Everyone also knows that under the Constitution, it is the responsibility of the Supreme Court and the federal judiciary to enforce the Constitution against the other branches of the federal government. Thus, it was the job of the Supreme Court to enjoin the U.S. government’s waging of all of those post-World War II wars unless and until Congress issued a congressional declaration of war against those nation-states.
The question no one asks is: Why didn’t the Supreme Court fulfill its responsibility by declaring those wars unconstitutional and enjoining the executive branch from waging them? Why did it instead abrogate its constitutional responsibility by letting those undeclared wars proceed?
The answer to this hands-off phenomenon is actually a pretty simple one: the national-security state and the omnipotent role that the Pentagon, the CIA, and the NSA came to play in America’s federal governmental structure.
After World War II, the federal government was converted from a limited-government republic, which was our founding governmental system, to a national-security state, which is quite similar to a totalitarian-like regime in terms of sheer power.
Under the founding system of a republic, the government’s powers were extremely limited. The relatively small military fell under the control and auspices of the executive branch, whose powers were limited by the Constitution, which was enforced by the Supreme Court.
That changed completely with the conversion to a national-security state. The military-intelligence establishment immediately became, de facto, an independent, all-powerful section of the federal government, wielding omnipotent, totalitarian-like powers, such as assassination, torture, indefinite detention, coups, invasions, foreign interventions, and wars of aggression.
The idea was that in order to win the “Cold War” against the communists, who were supposedly coming to get us, “we” needed to become like “them.” Since the Reds weren’t constrained by a constitution, it was said, they were going to end up defeating us. Given that “they” wielded omnipotent powers, “we” needed to wield omnipotent powers too.
Moreover, everyone understood that this segment of the federal government had the wherewithal to employ those omnipotent powers, given the vast, permanent, and ever-growing number of troops, tanks, planes, ships, and intelligence-gathering apparatuses. In terms of sheer power and force, everyone understood that the national-security branch of the government now ruled the roost within the federal governmental structure.

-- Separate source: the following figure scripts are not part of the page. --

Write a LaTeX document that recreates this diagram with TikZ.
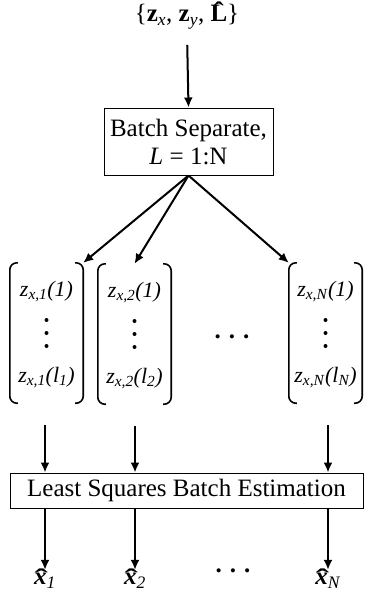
\documentclass[tikz,border=0pt]{standalone}
\usepackage{fontspec}
\setmainfont{Liberation Serif}
\usepackage{tikz}
\usetikzlibrary{arrows.meta, positioning}

\newcommand{\zel}[2]{\textit{z}\textsubscript{\textit{#1}}\textit{(#2)}}
\newcommand{\hatx}{\ooalign{\textbf{\textit{x}}\cr\hidewidth\kern2pt\raisebox{-2pt}{\scalebox{1.6}[1]{\textbf{^^^^02c6}}}\hidewidth\cr}}
\newcommand{\hatL}{\ooalign{\textbf{L}\cr\hidewidth\raisebox{2pt}{\scalebox{1.2}[1]{\textbf{^^^^02c6}}}\hidewidth\cr}}
\newcommand{\xest}[1]{\hatx\textsubscript{\textit{#1}}}
\newcommand{\hdotz}{\textbf{.}\hspace{8pt}\textbf{.}\hspace{8pt}\textbf{.}}

\begin{document}
\begin{tikzpicture}[x=1pt, y=-1pt, font=\fontsize{25}{28}\selectfont]
\tikzstyle{block} = [rectangle, draw, line width=1pt, text centered, inner sep=2pt]
\tikzstyle{batch} = [rectangle, minimum width=73pt, minimum height=140pt, inner sep=0pt]
\tikzstyle{entry} = [font=\fontsize{22}{24}\selectfont, inner sep=0pt]
\tikzstyle{vdot} = [circle, fill, inner sep=0pt, minimum size=4pt]
\tikzstyle{paren} = [line width=1.6pt, rounded corners=7pt]
\tikzstyle{arrow} = [line width=2pt, -{Latex[length=10pt, width=9pt]}]

\useasboundingbox (0,0) rectangle (366,598);

\node (in) at (187,17) {\{\textbf{z}\textsubscript{\textit{x}}, \textbf{z}\textsubscript{\textit{y}}, \hatL\}};
\node (bs) [block, minimum width=169pt, minimum height=67pt, align=center] at (188.5,141.5) {Batch Separate,\\\textit{L} = 1:N};

% batches
\node (g1) [batch] at (46.5,333) {};
\node (g2) [batch] at (134.5,334) {};
\node (gN) [batch] at (325.5,333) {};

\foreach \g/\k in {g1/1, g2/2, gN/N} {
  \node (\g top) [entry] at ([yshift=-29pt]\g.north) {\zel{x,\k}{1}};
  \node (\g bot) [entry] at ([yshift=26pt]\g.south) {\zel{x,\k}{l\textsubscript{\k}}};
  \node (\g d1) [vdot] at ([yshift=13pt]\g.center) {};
  \node (\g d2) [vdot] at (\g.center) {};
  \node (\g d3) [vdot] at ([yshift=-13pt]\g.center) {};
  \draw[paren] ([xshift=8pt]\g.north west) -- (\g.north west) -- (\g.south west) -- ([xshift=8pt]\g.south west);
  \draw[paren] ([xshift=-8pt]\g.north east) -- (\g.north east) -- (\g.south east) -- ([xshift=-8pt]\g.south east);
}
\node (gdots) at (232,337) {\hdotz};

\node (ls) [block, minimum width=353pt, minimum height=35pt] at (186.5,490.5) {Least Squares Batch Estimation};

% estimates
\node (x1) at (45,581) {\xest{1}};
\node (x2) at (135,581) {\xest{2}};
\node (xN) at (328,581) {\xest{N}};
\node (xdots) at (233,571) {\hdotz};

\draw [arrow, shorten <=12pt] (in.south) -- (bs.north);
\draw [arrow] (bs.south) -- (g1.north east);
\draw [arrow] (bs.south) -- (g2.north);
\draw [arrow] (bs.south) -- (gN.north west);
\draw [arrow, shorten <=22pt] (g1.south -| x1) -- (x1 |- ls.north);
\draw [arrow, shorten <=22pt] (g2.south -| x2) -- (x2 |- ls.north);
\draw [arrow, shorten <=22pt] (gN.south -| xN) -- (xN |- ls.north);
\draw [arrow] (x1 |- ls.south) -- (x1);
\draw [arrow] (x2 |- ls.south) -- (x2);
\draw [arrow] (xN |- ls.south) -- (xN);

\end{tikzpicture}
\end{document}
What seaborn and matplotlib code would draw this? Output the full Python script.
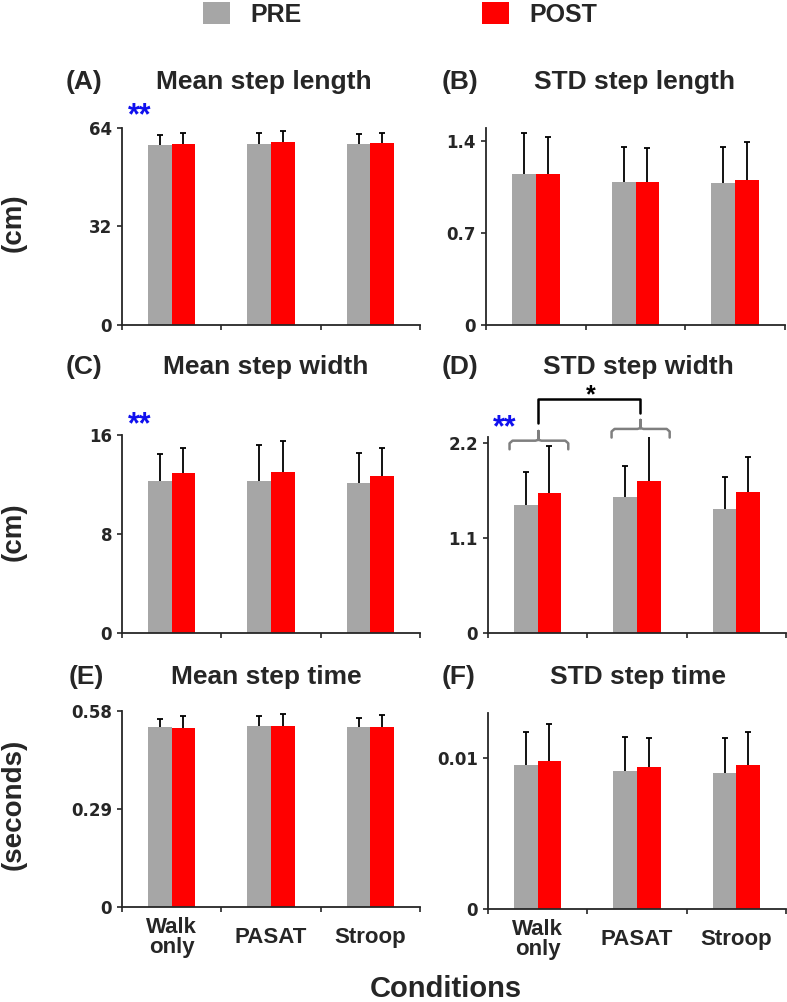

That’s why there has never been a declaration of war ever since the conversion. The Pentagon, the CIA, and the NSA don’t need a declaration of war because they don’t need a Constitution. They knew from the beginning that the national-security branch of the government was now in charge of running the federal government and that there was nothing that the other three branches, as a practical matter, could do about it.
Consider the declaration-of-war requirement under the Constitution. Let’s say that someone had brought a federal lawsuit at the inception of U.S. intervention into the Vietnam War. Let’s assume that the case reached the Supreme Court. Let’s say that the Supreme Court decided to uphold the Constitution and declared the war illegal for not having a congressional declaration of war. The Court, let’s assume, issued an injunction against the Pentagon ordering the Pentagon to bring all U.S. troops home.
As a practical matter, how would the Court enforce its judgment? It would send a team of deputy U.S. Marshals to the Pentagon, who would deliver a copy of the court’s judgment, including its injunction order, to the guard at the front door of the Pentagon. Operating on orders of the Joint Chiefs of Staff, the guard would simply tear up the document and order that team of U.S. Marshals to vacate the premises.
What then? As a practical matter, there is absolutely nothing the Court could do to enforce its judgment. Suppose it held the Joint Chiefs of Staff in contempt. What then? How would a team of deputy U.S. marshals take the JCS into custody? How would it break through a blocking force consisting of the 82nd Airborne Division and a team of CIA assassins?
Thus, knowing that it could never enforce its judgment against this all-powerful section of the federal government, the Supreme Court decided early on that there was no point in committing a futile act. Doing so would simply have exposed what the conversion to a national-security state had done to our political system. Exercising prudence, the Court decided to defer to the national-security establishment and has done so every since.
The same holds true, of course, for Congress and the president. Woe to any member of Congress who decides to oppose the national-security establishment. He is immediately targeted for base closures and cancellations of federal funds in his district. His opponent in the next election and the mainstream press will label him an “ineffective” congressman. Moreover, Congress is now stacked with former members of the national-security establishment who remain loyal to their former employer. And woe to any president who bucks the national-security establishment; the last president to do that was John F. Kennedy, and everyone knows the outcome of that conflict.
The reason why the U.S. government has waged undeclared wars in direct violation of the Constitution since World War II is no mystery. It is simply a confirmation of what the conversion of the federal government to a national-security state did to our federal governmental structure and to our nation.